**WHAT THIS TASK INVOLVES:**
Single out the lines of the material that contain "chart" and copy them.

····················

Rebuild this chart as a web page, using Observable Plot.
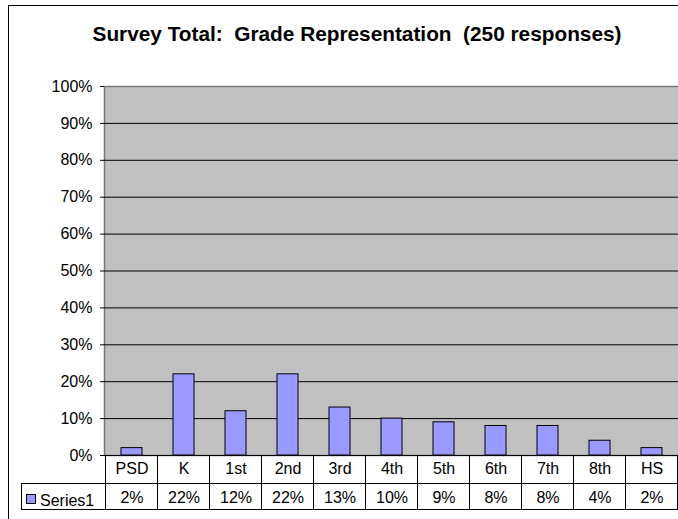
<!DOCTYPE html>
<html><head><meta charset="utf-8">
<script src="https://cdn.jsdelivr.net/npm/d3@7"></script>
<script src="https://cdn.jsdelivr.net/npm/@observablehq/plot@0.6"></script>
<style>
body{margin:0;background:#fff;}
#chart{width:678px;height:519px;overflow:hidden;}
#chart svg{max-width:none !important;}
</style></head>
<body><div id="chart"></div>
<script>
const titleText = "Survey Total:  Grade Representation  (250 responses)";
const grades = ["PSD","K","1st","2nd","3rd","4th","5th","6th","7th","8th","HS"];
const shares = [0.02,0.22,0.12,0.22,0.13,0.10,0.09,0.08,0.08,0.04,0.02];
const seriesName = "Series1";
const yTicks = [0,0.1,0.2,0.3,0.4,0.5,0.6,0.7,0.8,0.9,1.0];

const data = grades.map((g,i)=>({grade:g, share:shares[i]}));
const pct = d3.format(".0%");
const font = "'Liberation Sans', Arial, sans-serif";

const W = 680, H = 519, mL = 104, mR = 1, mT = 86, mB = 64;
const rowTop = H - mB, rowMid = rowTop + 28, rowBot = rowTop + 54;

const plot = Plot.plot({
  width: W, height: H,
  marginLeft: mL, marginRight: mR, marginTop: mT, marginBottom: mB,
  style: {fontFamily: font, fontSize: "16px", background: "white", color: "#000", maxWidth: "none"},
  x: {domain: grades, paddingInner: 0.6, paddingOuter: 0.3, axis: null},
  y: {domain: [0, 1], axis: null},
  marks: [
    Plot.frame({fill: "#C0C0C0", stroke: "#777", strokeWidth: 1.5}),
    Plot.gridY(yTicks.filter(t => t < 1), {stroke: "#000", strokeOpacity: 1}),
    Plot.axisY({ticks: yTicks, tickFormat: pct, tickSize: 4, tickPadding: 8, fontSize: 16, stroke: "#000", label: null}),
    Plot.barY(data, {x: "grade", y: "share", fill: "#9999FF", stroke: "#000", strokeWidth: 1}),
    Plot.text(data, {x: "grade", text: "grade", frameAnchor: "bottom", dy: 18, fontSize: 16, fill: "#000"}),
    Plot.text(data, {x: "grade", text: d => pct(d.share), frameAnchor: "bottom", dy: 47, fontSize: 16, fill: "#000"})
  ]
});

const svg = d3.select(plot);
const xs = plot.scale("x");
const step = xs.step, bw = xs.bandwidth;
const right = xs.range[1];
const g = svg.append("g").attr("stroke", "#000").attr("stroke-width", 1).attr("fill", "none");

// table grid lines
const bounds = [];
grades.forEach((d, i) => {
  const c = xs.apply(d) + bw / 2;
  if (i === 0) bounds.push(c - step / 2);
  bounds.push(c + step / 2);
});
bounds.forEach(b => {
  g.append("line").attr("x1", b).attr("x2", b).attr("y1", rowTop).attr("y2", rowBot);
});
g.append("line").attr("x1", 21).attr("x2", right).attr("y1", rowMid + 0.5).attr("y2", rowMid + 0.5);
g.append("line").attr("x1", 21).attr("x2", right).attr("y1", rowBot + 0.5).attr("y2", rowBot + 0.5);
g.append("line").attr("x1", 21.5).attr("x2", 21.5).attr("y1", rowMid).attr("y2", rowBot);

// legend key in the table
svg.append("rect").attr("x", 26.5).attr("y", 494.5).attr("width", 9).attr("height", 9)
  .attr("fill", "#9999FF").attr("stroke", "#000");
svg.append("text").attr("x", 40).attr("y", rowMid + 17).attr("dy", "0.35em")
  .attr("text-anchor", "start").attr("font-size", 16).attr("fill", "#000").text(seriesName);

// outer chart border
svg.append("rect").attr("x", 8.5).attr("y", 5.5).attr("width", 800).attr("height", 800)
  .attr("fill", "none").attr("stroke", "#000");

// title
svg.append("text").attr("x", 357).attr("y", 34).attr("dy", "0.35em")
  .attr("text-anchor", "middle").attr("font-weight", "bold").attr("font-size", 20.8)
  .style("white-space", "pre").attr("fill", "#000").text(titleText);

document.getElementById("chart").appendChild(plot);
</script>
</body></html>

····················

**WRITTEN SOLUTION:**
Rebuild this chart as a web page, using Observable Plot.
#chart{width:678px;height:519px;overflow:hidden;}
#chart svg{max-width:none !important;}
<body><div id="chart"></div>
// outer chart border
document.getElementById("chart").appendChild(plot);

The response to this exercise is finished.